Before the pandemic, the Employees’ Retirement System of Texas’s private equity portfolio was performing well, delivering 7.6 percent in net internal rate of return last year.
Then things changed.
The $4.4 billion private equity portfolio has lost 2.14 percent, as measured by net IRR, for the 10 months ending June 30, new meeting materials show. Private equity was the “largest detractor” from the most recent quarter’s performance, losing 1.9 percent.
The retirement system’s top private equity managers by committed capital include LGT Capital Partners ($975 million committed), Riverside Company ($602 million), and Landmark Partners ($600 million), per fund documents.

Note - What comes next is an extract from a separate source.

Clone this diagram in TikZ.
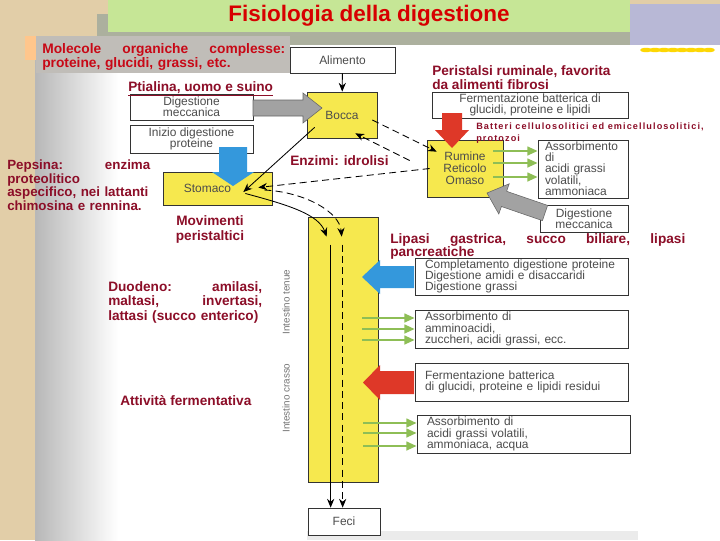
\documentclass[tikz,border=0pt]{standalone}
\usepackage{fontspec}
\setmainfont{Liberation Sans}
\newfontfamily\spacedfont[LetterSpace=12]{Liberation Sans}
\usetikzlibrary{arrows.meta,positioning,calc}

\newlength\unitpx
\setlength\unitpx{0.025cm}

\definecolor{parchment}{RGB}{226,206,168}
\definecolor{decogray}{RGB}{172,176,158}
\definecolor{decoblue}{RGB}{184,184,214}
\definecolor{titlegreen}{RGB}{198,230,150}
\definecolor{titlered}{RGB}{215,0,0}
\definecolor{molred}{RGB}{200,8,22}
\definecolor{labred}{RGB}{140,14,40}
\definecolor{panelgray}{RGB}{192,189,184}
\definecolor{organ}{RGB}{246,232,78}
\definecolor{fatblue}{RGB}{52,152,220}
\definecolor{fatred}{RGB}{222,56,40}
\definecolor{fatgray}{RGB}{162,162,162}
\definecolor{absgreen}{RGB}{142,190,86}

\tikzset{
  wh/.style 2 args={minimum width=#1\unitpx, minimum height=#2\unitpx},
  box/.style={draw=black!80, line width=0.5pt, fill=white, inner sep=1pt,
    text=black!70, font=\fontsize{8.5}{8}\selectfont, align=center},
  organbox/.style={box, fill=organ},
  leftbox/.style 2 args={box, align=left, inner xsep=#1\unitpx, text width=#2\unitpx},
  note/.style={text=labred, inner sep=0pt, anchor=north west,
    font=\bfseries\fontsize{9.7}{10}\selectfont},
  flow/.style={line width=0.6pt, -{Stealth[length=2.2mm,width=1.8mm]}},
  dflow/.style={flow, dash pattern=on 5pt off 3pt},
  absorb/.style={absgreen, line width=1.5pt, -{Triangle[length=2.6mm,width=2.2mm]}},
  organlabel/.style={text=black!55, font=\fontsize{7}{7}\selectfont, rotate=90}
}

\begin{document}
\begin{tikzpicture}[x=0.025cm, y=-0.025cm]
  \useasboundingbox (0,0) rectangle (720,540);
  % slide background
  \fill[parchment] (0,0) rectangle (720,540);
  \fill[decogray] (97,14) rectangle (630,46);
  \fill[decoblue] (630,4) rectangle (720,46);
  \fill[white] (35,45) rectangle (720,540);
  \shade[left color=black!28, right color=white] (35,45) rectangle (118,540);
  \fill[black!8] (307,531) rectangle (638,540);
  \foreach \dx in {0,9,...,63}
    \fill[yellow!75!orange] (646+\dx,50) ellipse (6 and 2.2);
  % title
  \fill[titlegreen] (108,0) rectangle (630,32);
  \node[text=titlered, font=\bfseries\fontsize{16}{16}\selectfont] (title) at (369,16) {Fisiologia della digestione};
  % box of the first label
  \fill[orange!45] (25,36) rectangle (36,60);
  \fill[panelgray] (36,36) rectangle (290,73);

  % boxes of the scheme
  \node[box, wh={105}{26}] (alimento) at (342.5,60) {Alimento};
  \node[organbox, wh={70}{46}] (bocca) at (342,115) {Bocca};
  \node[box, wh={123}{26}] (digmecc) at (191.5,107) {Digestione\\meccanica};
  \node[box, wh={123}{28}] (inizio) at (191.5,139) {Inizio digestione\\proteine};
  \node[organbox, wh={109}{33}] (stomaco) at (217.5,188.5) {Stomaco\hspace*{20\unitpx}};
  \node[box, wh={196}{26}] (fermtop) at (530,105) {Fermentazione batterica di\\glucidi, proteine e lipidi};
  \node[organbox, wh={76}{57}, font=\fontsize{8.5}{8.5}\selectfont] (rumine) at (465,168.5) {Rumine\\Reticolo\\Omaso};
  \node[leftbox={7}{76}, wh={90}{58}, font=\fontsize{8.5}{7.7}\selectfont] (assorb1) at (583,169) {Assorbimento\\di\\acidi grassi\\volatili,\\ammoniaca};
  \node[box, wh={88}{27}] (digmecc2) at (584,218.5) {Digestione\\meccanica};
  \node[organbox, wh={70}{265}] (intest) at (343,349.5) {};
  \node[box, wh={72}{27}] (feci) at (344,521.5) {Feci};
  \node[leftbox={10}{193}, wh={213}{37}] (compl) at (521.5,276.5) {Completamento digestione proteine\\Digestione amidi e disaccaridi\\Digestione grassi};
  \node[leftbox={10}{193}, wh={213}{38}] (assorb2) at (521.5,329) {Assorbimento di\\amminoacidi,\\zuccheri, acidi grassi, ecc.};
  \node[leftbox={10}{193}, wh={213}{38}] (ferm2) at (521.5,382) {Fermentazione batterica\\di glucidi, proteine e lipidi residui};
  \node[leftbox={10}{193}, wh={213}{38}] (assorb3) at (523.5,434) {Assorbimento di\\acidi grassi volatili,\\ammoniaca, acqua};
  \node[organlabel] (tenue) at (286,302) {Intestino tenue};
  \node[organlabel] (crasso) at (286,398) {Intestino crasso};

  % fat arrows
  \filldraw[fatgray, draw=black!60, line width=0.4pt] (253,100) -- (303,100) -- (303,93) -- (322,108)
    -- (303,123) -- (303,116) -- (253,116) -- cycle;
  \fill[fatblue] (219,147) -- (247,147) -- (247,172) -- (254,172) -- (233,186) -- (212,172) -- (219,172) -- cycle;
  \fill[fatred] (442,113) -- (462,113) -- (462,130) -- (469,130) -- (452,148) -- (435,130) -- (442,130) -- cycle;
  \filldraw[fatgray, draw=black!60, line width=0.4pt] (547.6,205.4) -- (506.6,191.3) -- (509.2,183.8) -- (487,193)
    -- (498.8,214) -- (501.4,206.5) -- (542.4,220.6) -- cycle;
  \fill[fatblue] (414,266) -- (380,266) -- (380,260) -- (362,277) -- (380,294) -- (380,288) -- (414,288) -- cycle;
  \fill[fatred] (414,371) -- (380,371) -- (380,365) -- (363,382.5) -- (380,400) -- (380,394) -- (414,394) -- cycle;

  % green arrows: absorption
  \foreach \yy in {151,163,177}
    \draw[absorb] (rumine.east |- 0,\yy) ++(-10,0) -- (assorb1.west |- 0,\yy);
  \foreach \yy in {318,329,340}
    \draw[absorb] (intest.east |- 0,\yy) ++(-16,0) -- (assorb2.west |- 0,\yy);
  \foreach \yy in {423,433,446}
    \draw[absorb] (intest.east |- 0,\yy) ++(-15,0) -- (assorb3.west |- 0,\yy);

  % path of the food
  \draw[flow] (alimento) -- (bocca);
  \draw[flow] ($(bocca.south west)+(8,-11)$) -- ($(stomaco.east)+(-29,3.5)$);
  \draw[dflow] ($(bocca.east)+(-5,5)$) -- ($(rumine.north west)+(10,12)$);
  \draw[dflow] ($(rumine.west)+(-17,-8)$) -- ($(bocca.south east)+(-22,-5)$);
  \draw[dflow] ($(rumine.west)+(3,0)$) -- ($(stomaco.east)+(-14,-1)$);
  \draw[flow] ($(stomaco.east)+(-27,5)$) .. controls +(45,12) and +(-8,-22) .. ($(intest.north west)+(19,20)$);
  \draw[dflow] ($(stomaco.east)+(-8,1.5)$) .. controls +(40,2) and +(-2,-25) .. ($(intest.north west)+(34,20)$);
  \draw[flow] ($(intest.north west)+(23,28)$) -- ($(feci.north west)+(23,0)$);
  \draw[dflow] ($(intest.north west)+(35,28)$) -- ($(feci.north west)+(35,0)$);

  % labels
  \node[note, text=molred, text width=243\unitpx, align=left, font=\bfseries\fontsize{9.8}{8.6}\selectfont] (molecole) at (42,43)
    {Molecole\hfill organiche\hfill complesse:\\proteine, glucidi, grassi, etc.};
  \node[note] (ptialina) at (128,81) {\underline{Ptialina, uomo e suino}};
  \node[note, align=left] (peristalsi) at (432,65) {Peristalsi ruminale, favorita\\da alimenti fibrosi};
  \node[note, align=left, font=\spacedfont\bfseries\fontsize{6.5}{8}\selectfont] (batteri) at (476,123)
    {Batteri cellulosolitici ed emicellulosolitici,\\protozoi};
  \node[note] (enzimi) at (290,155) {Enzimi: idrolisi};
  \node[note, text width=143\unitpx, align=left, font=\bfseries\fontsize{9.5}{9.5}\selectfont] (pepsina) at (7,160)
    {Pepsina:\hfill enzima\\proteolitico\\aspecifico, nei lattanti\\chimosina e rennina.};
  \node[note, anchor=north, align=center, font=\bfseries\fontsize{9.7}{10.6}\selectfont] (movimenti) at (210,215) {Movimenti\\peristaltici};
  \node[note, text width=295\unitpx, align=left, font=\bfseries\fontsize{9.7}{9.3}\selectfont] (lipasi) at (390,233)
    {Lipasi\hfill gastrica,\hfill succo\hfill biliare,\hfill lipasi\\pancreatiche};
  \node[note, text width=154\unitpx, align=left, font=\bfseries\fontsize{9.7}{10.3}\selectfont] (duodeno) at (108,281)
    {Duodeno:\hfill amilasi,\\maltasi,\hfill invertasi,\\lattasi (succo enterico)};
  \node[note] (attivita) at (120,395) {Attività fermentativa};
\end{tikzpicture}
\end{document}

During Wednesday’s meeting, the board will consider whether to approve a private equity tactical plan for 2021, which proposes that ERS place a greater focus on buyout vehicles and co-investments, among other changes.
“The buyout segment of the market has been and will continue to be the key driver of co-investment deal flow for the portfolio,” per the plan. At present, ERS has committed 49.2 percent of its private equity portfolio to buyout funds, with a target allocation of 35 to 60 percent.
ERS would prioritize co-investing and continue to target 20 percent of capital commitments to such arrangements under the plan. This would reduce management fees to “enhance net returns,” the proposal argued.
Accessing high-quality venture capital managers at scale is challenging, the retirement system pointed out. Instead, under the tactical plan, ERS would emphasize growth-equity exposure. Right now, ERS has committed 16 percent of its private equity portfolio the strategy but can go up to 30 percent.
“Growth equity strategies are particularly relevant when it comes to international diversification where buyout markets in certain jurisdictions are less mature and growth equity represents the primary way to participate in those countries,” the plan said.
The private equity team said it is looking to hire a senior analyst in fiscal year 2021, which begins at the end of the month. ERS has yet to post the role on its website.
As of June 30, ERS managed $27.44 billion, down from $28.67 billion in the previous fiscal year. The retirement fund returned 0.3 percent for the year ending June 30, underperforming its benchmark by 2.9 percent, meeting materials show.
For the three-year and five-year periods ending June 30, the fund returned 5.1 percent and 5.4 percent respectively, just below its benchmark.